# house for sale



## morbidmike (Sep 11, 2009)

there is a house for sale by my house it's address is 666 six mile how weird is that???I've worked a tons of houses and never seen an address like that it's like having a 13th floor in a building.....how would you list it???1500 spacious bungelo with finished portal to hell in the basement ,extra large sacrifice table included.....big back yard for your hound of hell to run amuck and terroize current neighbors....this is a quick sale.. seller will trade for souls you call him at (666)666-6666 ext 666:googly:


----------



## RoxyBlue (Oct 6, 2008)

Do a Google map of the address and zoom to street level.
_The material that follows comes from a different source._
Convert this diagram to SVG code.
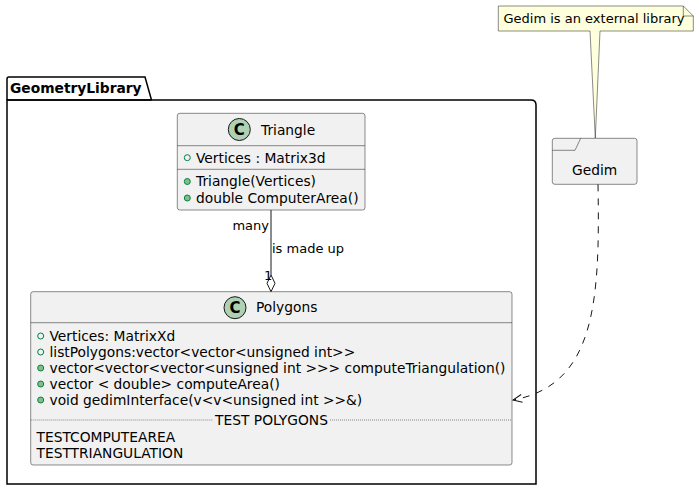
<svg xmlns="http://www.w3.org/2000/svg" width="699" height="491" viewBox="0 0 699 491">
<defs>
<style>
text{font-family:"DejaVu Sans","Noto Sans",sans-serif;fill:#000}
.cls{fill:#F1F1F1;stroke:#181818;stroke-width:0.5}
.sep{stroke:#181818;stroke-width:0.5}
.t14{font-size:13.8px}
.t13{font-size:13px}
.spot{fill:#ADD1B2;stroke:#181818;stroke-width:1}
.spotC{font-size:15px;font-weight:bold;text-anchor:middle}
.pubA{fill:none;stroke:#038048;stroke-width:1}
.pubM{fill:#84BE84;stroke:#038048;stroke-width:1}
</style>
<marker id="open" markerWidth="12" markerHeight="12" refX="10" refY="6" orient="auto" markerUnits="userSpaceOnUse">
<path d="M1,2 L10,6 L1,10" fill="none" stroke="#181818" stroke-width="1"/>
</marker>
</defs>

<g id="GeometryLibrary">
<path d="M7,100 L7,79 Q7,77 9,77 L145,77 L151.5,100" fill="none" stroke="#000" stroke-width="1.5"/>
<path d="M7,100 L531,100 Q536,100 536,105 L536,484 L7,484 Z" fill="none" stroke="#000" stroke-width="1.5"/>
<line x1="7" y1="100" x2="151.5" y2="100" stroke="#000" stroke-width="1.5"/>
<text x="10" y="93" font-size="13.8px" font-weight="bold">GeometryLibrary</text>
</g>

<g id="Triangle">
<rect x="177.3" y="113.3" width="187.7" height="96.7" rx="2.5" class="cls"/>
<circle cx="239.3" cy="129.5" r="11" class="spot"/>
<text x="239.3" y="135" class="spotC">C</text>
<text x="261" y="134.5" class="t14">Triangle</text>
<line x1="177.3" y1="145.7" x2="365" y2="145.7" class="sep"/>
<circle cx="187.3" cy="157.7" r="3" class="pubA"/>
<text x="196" y="162.5" class="t14">Vertices : Matrix3d</text>
<line x1="177.3" y1="169.3" x2="365" y2="169.3" class="sep"/>
<circle cx="187.3" cy="181.5" r="3" class="pubM"/>
<text x="196" y="186" class="t14">Triangle(Vertices)</text>
<circle cx="187.3" cy="198" r="3" class="pubM"/>
<text x="196" y="202.5" class="t14">double ComputerArea()</text>
</g>

<g id="Polygons">
<rect x="30.7" y="291.7" width="481.3" height="173.3" rx="2.5" class="cls"/>
<circle cx="235" cy="307.7" r="11" class="spot"/>
<text x="235" y="313" class="spotC">C</text>
<text x="256" y="312" class="t14">Polygons</text>
<line x1="30.7" y1="322.7" x2="512" y2="322.7" class="sep"/>
<circle cx="40.7" cy="336" r="3" class="pubA"/>
<text x="49.5" y="340.5" class="t14">Vertices: MatrixXd</text>
<circle cx="40.7" cy="352" r="3" class="pubA"/>
<text x="49.5" y="356.5" class="t14">listPolygons:vector&lt;vector&lt;unsigned int&gt;&gt;</text>
<circle cx="40.7" cy="368" r="3" class="pubM"/>
<text x="49.5" y="372.5" class="t14">vector&lt;vector&lt;vector&lt;unsigned int &gt;&gt;&gt; computeTriangulation()</text>
<circle cx="40.7" cy="384" r="3" class="pubM"/>
<text x="49.5" y="388.5" class="t14">vector &lt; double&gt; computeArea()</text>
<circle cx="40.7" cy="400" r="3" class="pubM"/>
<text x="49.5" y="404.5" class="t14">void gedimInterface(v&lt;v&lt;unsigned int &gt;&gt;&amp;)</text>
<line x1="30.7" y1="420" x2="213" y2="420" class="sep" stroke-dasharray="1,1"/>
<line x1="330" y1="420" x2="512" y2="420" class="sep" stroke-dasharray="1,1"/>
<text x="271.5" y="424.5" class="t14" text-anchor="middle">TEST POLYGONS</text>
<text x="36.5" y="441.5" class="t14">TESTCOMPUTEAREA</text>
<text x="36.5" y="457.5" class="t14">TESTTRIANGULATION</text>
</g>

<g id="Gedim">
<rect x="552.3" y="138.3" width="84.7" height="46" rx="2.5" class="cls"/>
<path d="M552.3,150.3 L575,150.3 L580.7,138.3" fill="none" stroke="#181818" stroke-width="0.5"/>
<text x="594.7" y="175" class="t14" text-anchor="middle">Gedim</text>
</g>

<g id="note">
<path d="M498.3,6 L683.3,6 L693.3,16 L693.3,31 L600,31 L595.3,138 L590,31 L498.3,31 Z" fill="#FEFFDD" stroke="#181818" stroke-width="0.5"/>
<path d="M683.3,6 L683.3,16 L693.3,16" fill="none" stroke="#181818" stroke-width="0.5"/>
<text x="503.5" y="23" class="t13">Gedim is an external library</text>
</g>

<g id="connectors">
<line x1="271" y1="210" x2="271" y2="275" stroke="#181818" stroke-width="1"/>
<path d="M271,275 L275,283.3 L271,291.7 L267,283.3 Z" fill="#FFFFFF" stroke="#181818" stroke-width="1"/>
<text x="269" y="229.5" class="t13" text-anchor="end">many</text>
<text x="272" y="252.5" class="t13">is made up</text>
<text x="264" y="280" class="t13">1</text>
<path d="M598,184.3 C600,300 596,385 513,400" fill="none" stroke="#181818" stroke-width="1" stroke-dasharray="7,7" marker-end="url(#open)"/>
</g>
</svg>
Maybe we can see the portals that way


----------



## fick209 (Aug 31, 2009)

Sounds exactly like the house I've been looking for:googly:
That is an odd address though.


----------



## The-Haunter (Sep 24, 2009)

Where in Michigan is it ( if I read your local right)


----------



## Hauntiholik (May 17, 2006)

Is it...

666 6 Mile Rd, Whitmore Lake, Washtenaw, MI 48189 or
666 6 Mile Rd, Battle Creek, Calhoun, MI 49017 or
666 6 Mile Rd, Comstock Park, Kent, MI 49321 or
666 6 Mile Rd, Athens, Calhoun, MI 49011?


----------



## Spooky1 (Aug 25, 2008)

Isn't the whole state of Michigan a portal to Hell? :devil::googly:


----------



## Spooky1 (Aug 25, 2008)

I'd love to have the address 666


----------



## morbidmike (Sep 11, 2009)

comstock park mi 666 six mile


----------



## BackYardHaunter (Nov 16, 2009)

Spooky1 said:


> Isn't the whole state of Michigan a portal to Hell? :devil::googly:


lol.....


----------



## Jack Reaper (May 27, 2006)

Spooky1 said:


> Isn't the whole state of Michigan a portal to Hell? :devil::googly:


I take it you have been there in the summer?


----------



## The Archivist (May 31, 2009)

Sounds like the perfect address for one of us.


----------



## debbie5 (Mar 2, 2007)

I think that's my mom's childhood home....


----------



## The-Haunter (Sep 24, 2009)

Not sure if I was able to send note back or not mike. I'm also in mi Lansing area


----------